Single by Colette Carr

from the album Skitszo
- Released: March 5, 2013
- Recorded: 2013
- Genre: Pop rap; dance-pop;
- Length: 3:12
- Label: Interscope Records, Cherrytree Records, N'Credible Entertainment
- Songwriter(s): Carr, M. Kierszenbaum, Fernando Garibay
- Producer(s): Garibay, Cherry Cherry Boom Boom

Colette Carr singles chronology
| "Why Are You Leaving?" (2013) | "Never Gonna Happen" (2013) | "HAM" (2013) |

= Never Gonna Happen =

"Never Gonna Happen" is a single by American pop music singer and songwriter Colette Carr. The song was written by Carr, Martin Kierszenbaum, and Fernando Garibay. It was produced by Garibay and Cherry Cherry Boom Boom. It was released on March 5, 2013, as the fifth single from her debut album, Skitszo. The official music video was released on April 5, 2013. It became Carr's most successful song.

==Composition==
"Never Gonna Happen" was written by Carr, Cherry Cherry Boom Boom and Fernando Garibay. Garibay and Kierszenbaum also produced the song along with many other songs on Carr's debut album.

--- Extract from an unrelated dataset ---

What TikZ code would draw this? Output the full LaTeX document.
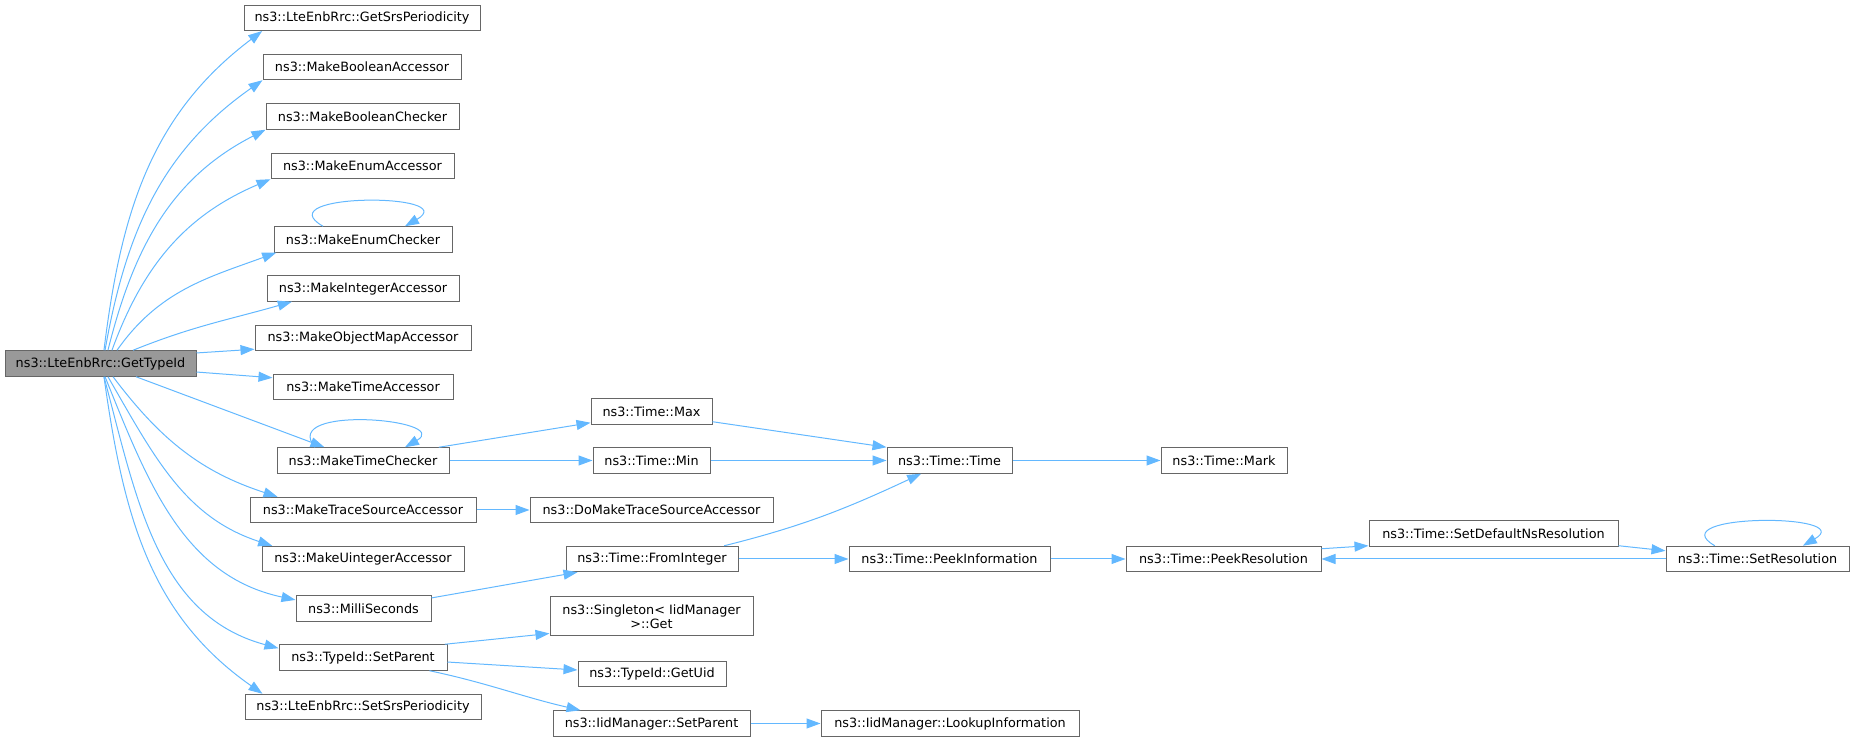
\documentclass[tikz,border=0pt]{standalone}
\usepackage{fontspec}
\setmainfont{DejaVu Sans}
\usetikzlibrary{arrows.meta}
\definecolor{callblue}{HTML}{63B8FF}
\definecolor{boxgrey}{HTML}{666666}
\definecolor{rootgrey}{HTML}{999999}

\begin{document}
\begin{tikzpicture}[x=0.75pt,y=0.75pt,
  fn/.style={draw=boxgrey,fill=white,line width=0.75pt,inner sep=0pt,
    minimum height=19.1pt,font=\fontsize{9.6}{10.75}\selectfont},
  rootfn/.style={fn,fill=rootgrey},
  call/.style={draw=callblue,line width=0.75pt,-{Triangle[length=10.5pt,width=7.5pt]}}]
\useasboundingbox (0,0) rectangle (1853,741);
% caller
\node[rootfn,minimum width=143.25pt] (root) at (100.5,377.5) {ns3::LteEnbRrc::GetTypeId};
% first column
\node[fn,minimum width=177pt] (gsp) at (362,723.2) {ns3::LteEnbRrc::GetSrsPeriodicity};
\node[fn,minimum width=148.5pt] (mba) at (362,674) {ns3::MakeBooleanAccessor};
\node[fn,minimum width=144.75pt] (mbc) at (362.5,624.5) {ns3::MakeBooleanChecker};
\node[fn,minimum width=137.25pt] (mea) at (362.5,575) {ns3::MakeEnumAccessor};
\node[fn,minimum width=133.5pt] (mec) at (363,501.5) {ns3::MakeEnumChecker};
\node[fn,minimum width=144pt] (mia) at (363,452.5) {ns3::MakeIntegerAccessor};
\node[fn,minimum width=162pt] (moma) at (363,403) {ns3::MakeObjectMapAccessor};
\node[fn,minimum width=135pt] (mta) at (363,354) {ns3::MakeTimeAccessor};
\node[fn,minimum width=129pt] (mtc) at (363,280.5) {ns3::MakeTimeChecker};
\node[fn,minimum width=169.5pt] (mtsa) at (363,231) {ns3::MakeTraceSourceAccessor};
\node[fn,minimum width=151.5pt] (mua) at (363,182) {ns3::MakeUintegerAccessor};
\node[fn,minimum width=101.25pt] (ms) at (363.5,132.5) {ns3::MilliSeconds};
\node[fn,minimum width=126pt] (tsp) at (363,83.5) {ns3::TypeId::SetParent};
\node[fn,minimum width=177pt] (ssp) at (363,34) {ns3::LteEnbRrc::SetSrsPeriodicity};
% second column
\node[fn,minimum width=90.75pt] (tmax) at (651.5,329.5) {ns3::Time::Max};
\node[fn,minimum width=87.75pt] (tmin) at (651.5,280.5) {ns3::Time::Min};
\node[fn,minimum width=182.25pt] (dmtsa) at (651.5,231) {ns3::DoMakeTraceSourceAccessor};
\node[fn,minimum width=129pt] (tfi) at (652,182) {ns3::Time::FromInteger};
\node[fn,minimum width=152.25pt,minimum height=29.25pt,align=center] (sing) at (651.5,124.5)
  {ns3::Singleton< IidManager\\>::Get};
\node[fn,minimum width=111pt] (gu) at (652,67) {ns3::TypeId::GetUid};
\node[fn,minimum width=147.75pt] (isp) at (651.5,17.5) {ns3::IidManager::SetParent};
% third column and beyond
\node[fn,minimum width=93.75pt] (tt) at (949.5,280.5) {ns3::Time::Time};
\node[fn,minimum width=150.75pt] (tpi) at (949.5,182) {ns3::Time::PeekInformation};
\node[fn,minimum width=193.5pt] (lui) at (950,17.5) {ns3::IidManager::LookupInformation};
\node[fn,minimum width=94.5pt] (tmark) at (1224,280.5) {ns3::Time::Mark};
\node[fn,minimum width=146.25pt] (tpr) at (1223.5,182) {ns3::Time::PeekResolution};
\node[fn,minimum width=186.75pt] (tsdr) at (1493.5,207.5) {ns3::Time::SetDefaultNsResolution};
\node[fn,minimum width=137.25pt] (tsr) at (1757.5,182) {ns3::Time::SetResolution};
% calls of GetTypeId
\draw[call] ([xshift=2.6pt]root.north) to[out=83,in=217] ([xshift=14pt]gsp.south west);
\draw[call] ([xshift=3.4pt]root.north) to[out=80,in=215] (mba.south west);
\draw[call] ([xshift=5.6pt]root.north) to[out=76,in=207] (mbc.south west);
\draw[call] ([xshift=8.6pt]root.north) to[out=70,in=203] (mea.south west);
\draw[call] ([xshift=12.4pt]root.north) to[out=55,in=200] ([xshift=2pt]mec.south west);
\draw[call] ([xshift=24.4pt]root.north) to[out=22,in=196] ([xshift=19pt]mia.south west);
\draw[call] ([yshift=7.9pt]root.east) -- ([yshift=1.5pt]moma.south west);
\draw[call] ([yshift=-6.4pt]root.east) -- ([yshift=-3pt]mta.north west);
\draw[call] ([xshift=26.6pt]root.south) -- ([xshift=36pt]mtc.north west);
\draw[call] ([xshift=9.4pt]root.south) to[out=-53,in=162] ([xshift=21pt]mtsa.north west);
\draw[call] ([xshift=5.6pt]root.south) to[out=-60,in=162] ([xshift=8pt]mua.north west);
\draw[call] ([xshift=3.4pt]root.south) to[out=-68,in=168] ([yshift=-3.5pt]ms.north west);
\draw[call] ([xshift=2.6pt]root.south) to[out=-75,in=165] ([yshift=-3pt]tsp.north west);
\draw[call] ([xshift=2.6pt]root.south) to[out=-82,in=145] ([xshift=13.5pt]ssp.north west);
% recursive ones
\draw[call] ([xshift=-30pt]mec.north) to[out=150,in=30,looseness=2.1] ([xshift=31.5pt]mec.north);
\draw[call] ([xshift=-36pt]mtc.north) to[out=130,in=30,looseness=1.6] ([xshift=31.5pt]mtc.north);
\draw[call] ([xshift=-32pt]tsr.north) to[out=150,in=30,looseness=1.9] ([xshift=34pt]tsr.north);
% further calls
\draw[call] ([xshift=-8pt]mtc.north east) -- ([yshift=1.5pt]tmax.south west);
\draw[call] (mtc.east) -- (tmin.west);
\draw[call] (mtsa.east) -- (dmtsa.west);
\draw[call] ([yshift=-2pt]ms.north east) -- ([xshift=9pt]tfi.south west);
\draw[call] ([xshift=-2pt]tsp.north east) -- ([yshift=2.25pt]sing.south west);
\draw[call] ([yshift=-3.4pt]tsp.east) -- ([yshift=3pt]gu.west);
\draw[call] ([xshift=-13.5pt]tsp.south east) to[out=-12,in=167] ([xshift=21pt]isp.north west);
\draw[call] ([yshift=2.25pt]tmax.south east) -- (tt.north west);
\draw[call] (tmin.east) -- (tt.west);
\draw[call] ([xshift=-10.7pt]tfi.north east) to[out=14,in=205] ([xshift=26pt]tt.south west);
\draw[call] (tfi.east) -- (tpi.west);
\draw[call] (isp.east) -- (lui.west);
\draw[call] (tt.east) -- (tmark.west);
\draw[call] (tpi.east) -- (tpr.west);
\draw[call] ([yshift=-2.25pt]tpr.north east) -- ([yshift=0.75pt]tsdr.south west);
\draw[call] ([yshift=0.75pt]tsdr.south east) -- ([yshift=-3.75pt]tsr.north west);
\draw[call] (tsr.west) -- (tpr.east); % back to PeekResolution
\end{tikzpicture}
\end{document}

"Never Gonna Happen" is an up-tempo pop rap and dance-pop song. Carr said that this song talks about being in a [bad] relationship. She stated the line 'Seems to always end up to be the same, no matter whose fault I take the blame' means "that when your in an argument and you know the other one is wrong you take the blame so you can move on".

==Release and promotion==
The song was first released on the "Skitszo (Part .3)" EP on March 5, 2013, and later included on Carr's debut album, Skitszo which was released July 9, 2013.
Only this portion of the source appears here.